Here are just a few of the more common curriculum approaches to homeschooling:
- Traditional: This is the typical textbook and worksheet-driven approach. It systematically leads children through a prescribed scope and sequence. If you like structure, this may work for you. It might be a little more difficult to do when you are teaching several children of different ages.

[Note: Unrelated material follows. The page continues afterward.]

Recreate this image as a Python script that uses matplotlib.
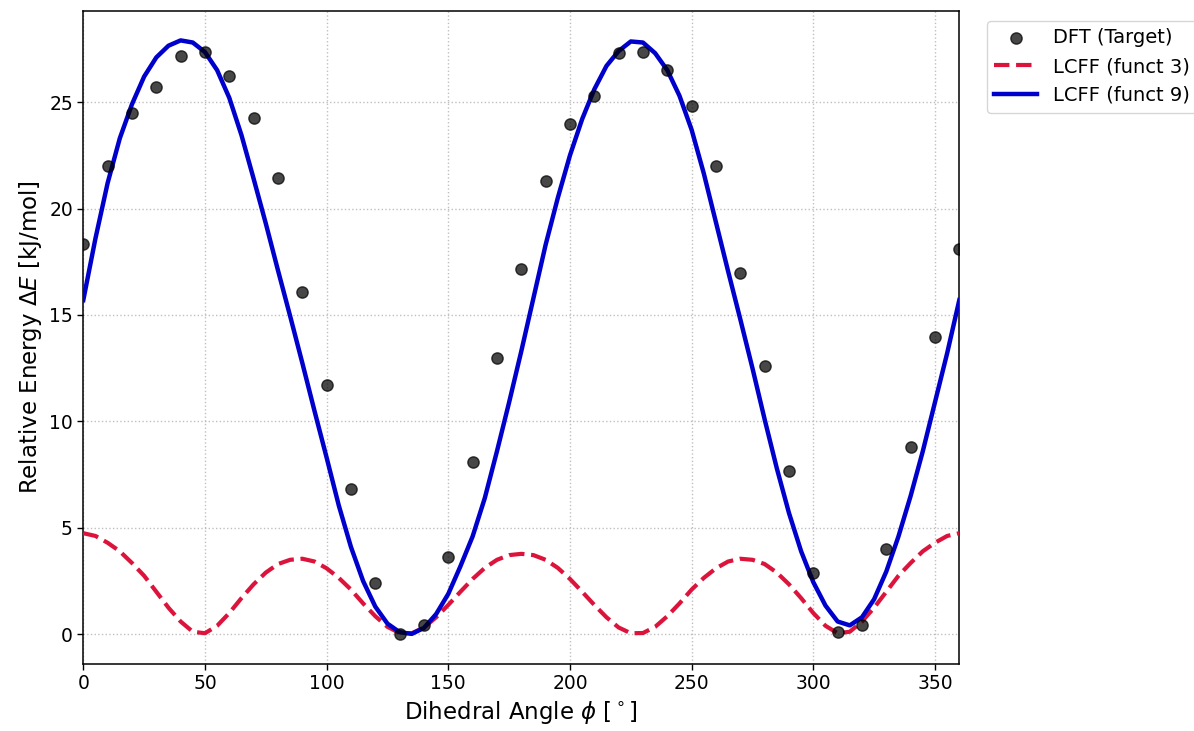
import numpy as np
import matplotlib
matplotlib.use("Agg")
import matplotlib.pyplot as plt

# --- DFT target scan (every 10 degrees) ---
dft_angle = np.arange(0, 361, 10)
dft_energy = [18.32, 22.0, 24.5, 25.72, 27.18, 27.34, 26.21, 24.25, 21.44, 16.08,
              11.73, 6.81, 2.39, 0.0, 0.42, 3.61, 8.08, 12.97, 17.15, 21.29,
              23.98, 25.3, 27.29, 27.34, 26.52, 24.81, 22.0, 16.99, 12.62, 7.68,
              2.9, 0.11, 0.46, 4.0, 8.82, 13.96, 18.1]

# --- LCFF fitted curves (read every 5 degrees) ---
fit_angle = np.arange(0, 361, 5)
funct3 = [4.75, 4.62, 4.3, 3.9, 3.35, 2.75, 2.0, 1.25, 0.6, 0.12,
          0.05, 0.4, 1.0, 1.7, 2.35, 2.9, 3.3, 3.5, 3.55, 3.42,
          3.1, 2.65, 2.1, 1.45, 0.85, 0.35, 0.06, 0.05, 0.32, 0.8,
          1.38, 2.0, 2.6, 3.12, 3.5, 3.72, 3.78, 3.72, 3.5, 3.12,
          2.6, 2.0, 1.38, 0.8, 0.32, 0.05, 0.06, 0.35, 0.85, 1.45,
          2.1, 2.65, 3.1, 3.42, 3.55, 3.5, 3.3, 2.9, 2.35, 1.7,
          1.0, 0.4, 0.05, 0.12, 0.6, 1.25, 2.0, 2.75, 3.35, 3.9,
          4.3, 4.62, 4.75]
funct9 = [15.7, 18.6, 21.2, 23.3, 24.9, 26.2, 27.1, 27.65, 27.9, 27.8,
          27.35, 26.5, 25.2, 23.45, 21.4, 19.3, 17.1, 14.95, 12.75, 10.5,
          8.3, 6.05, 4.1, 2.5, 1.3, 0.5, 0.1, 0.02, 0.3, 0.95,
          1.9, 3.2, 4.6, 6.4, 8.6, 10.9, 13.3, 15.8, 18.3, 20.5,
          22.5, 24.2, 25.6, 26.7, 27.4, 27.85, 27.8, 27.3, 26.5, 25.3,
          23.7, 21.65, 19.35, 17.05, 14.8, 12.5, 10.1, 7.8, 5.7, 3.9,
          2.45, 1.35, 0.6, 0.42, 0.8, 1.65, 2.95, 4.6, 6.5, 8.6,
          10.9, 13.2, 15.7]

fig = plt.figure(figsize=(11.94, 7.31), dpi=100)
ax = fig.add_axes([83.3 / 1194, 1 - 664 / 731, (959.3 - 83.3) / 1194, (664 - 10.7) / 731])

ax.scatter(dft_angle, dft_energy, s=66, color="black", alpha=0.72,
           label="DFT (Target)", zorder=4)
ax.plot(fit_angle, funct3, linestyle="--", color="#DC143C", lw=3.0,
        label="LCFF (funct 3)", zorder=3)
ax.plot(fit_angle, funct9, linestyle="-", color="#0000CC", lw=3.2,
        label="LCFF (funct 9)", zorder=3)

ax.set_xlim(0, 360)
ax.set_xlabel(r"Dihedral Angle $\phi$ [$^\circ$]", fontsize=16.5)
ax.set_ylabel(r"Relative Energy $\Delta E$ [kJ/mol]", fontsize=16.5)
ax.tick_params(labelsize=13.5, length=4, width=1)
ax.grid(True, linestyle=":", color="#b0b0b0", alpha=0.8, lw=1)
for sp in ax.spines.values():
    sp.set_linewidth(1.1)

ax.legend(loc="upper left", bbox_to_anchor=(986.7 / 1194, 1 - 20.7 / 731),
          bbox_transform=fig.transFigure, borderaxespad=0, fontsize=14,
          handlelength=2.2, frameon=True)

fig.savefig("out.png", dpi=100)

- Classical: This approach is based on the educational philosophy of the Greeks and Romans. It focuses on the Trivium — three stages of learning. The first part the child passes through is the grammar stage. They move onto the logic stage during middle childhood. The final passage is into the rhetoric stage.
Find out more:
The Well-Trained Mind: A Guide to Classical Education at Home by Susan Wise Bauer and Jessie Wise
The Core by Leigh Bortins
- Unit Study: This form of education seeks to combine all subject areas into one theme. For instance, your child may be fascinated with butterflies, so your math, reading, art, science, P.E., etc. all come back to butterflies. I use units (or themes) quite a bit with my younger girls. It’s easy to find something they are interested in and build activities around it.
- Unschooling: This approach believes children are stifled in a school-type environment. Instead, this method relies on a much more natural and relaxed approach to learning. While implementation of this approach varies from family to family, you can find out more about this by reading the works of John Holt.
Teach Your Own by John Holt
- Charlotte Mason: An educational pioneer in Great Britain, Charlotte Mason’s key ideas were “living” books, short lessons, narration, and nature studies.
- Eclectic: This approach combines aspects of various approaches. You may take ideas from Charlotte Mason, throw in Unit Studies, use some flashcards for basic facts, and do some “delight-directed” learning in the afternoon.
4) Read some great books.
Educating the WholeHearted Child — Third Edition: This is my absolute favorite book on homeschooling. Of course, I adore Sally Clarkson, but I loved this book before I even read any of her other books or met her in person! If you can only afford one book on homeschooling, this would be my recommendation. I reread this book every year. It inspires me, and I find something new each time I read it!
The Well-Adjusted Child: The Social Benefits of Homeschooling: The number one question most homeschoolers face is the “socialization” question. This book puts that question in a new light. What does is really mean to be socialized? Is true socialization really found only in schools? I’m always encouraged when I read this book — maybe I’m not really “ruining” my children!
100 Top Picks for Homeschool Curriculum: Choosing the Right Curriculum and Approach for Your Child’s Learning Style: Although this book is several years old, and there are quite a few new curriculum options since it was first released, I still love the way Cathy Duffy leads you to find the best approach for each of your children as individual learners. There are helpful charts, questionnaires, and more (I recommend the print version and not the Kindle version). This is an extremely helpful guide for figuring out your teaching style, your child’s learning style, and your philosophy of education.
5) Attend a homeschool convention.
If you have the opportunity to attend a homeschool convention, you should! I would, however, recommend attending with someone who has been before, because you might be extremely overwhelmed on your own. The first time I went, I couldn’t believe the rows and rows of curriculum options. I felt like running away!!
The easiest way to find a conference is to ask the homeschooling families in your area if they attend one. If not, you can probably just Google (or use your Swagbucks search page) to find one near you.
I truly believe everyone should attend a convention. The ability to view the curriculum is one big reason I recommend it. Another great reason is to be encouraged and equipped by the workshops and guest speakers. At the end of our homeschool year, I often feel tired…and sometimes even discouraged or burnt-out. Attending a conference never fails to reignite my passion for home education! It’s also so encouraging to see how many other families have made the homeschool choice, too!
6) Find some support.
You’ll want to get connected with other homeschool families as quickly as you can. So often, people feel isolated and they start to wonder if they’ve made the right decision. This can be a challenging time — especially if you have family members or friends who are already critical of what you’re doing. You can begin to doubt and think it would be much easier to go a different route. In many communities, you can find a homeschool support group, playgroup, or co-op of some kind.
What questions do you have about how to start homeschooling?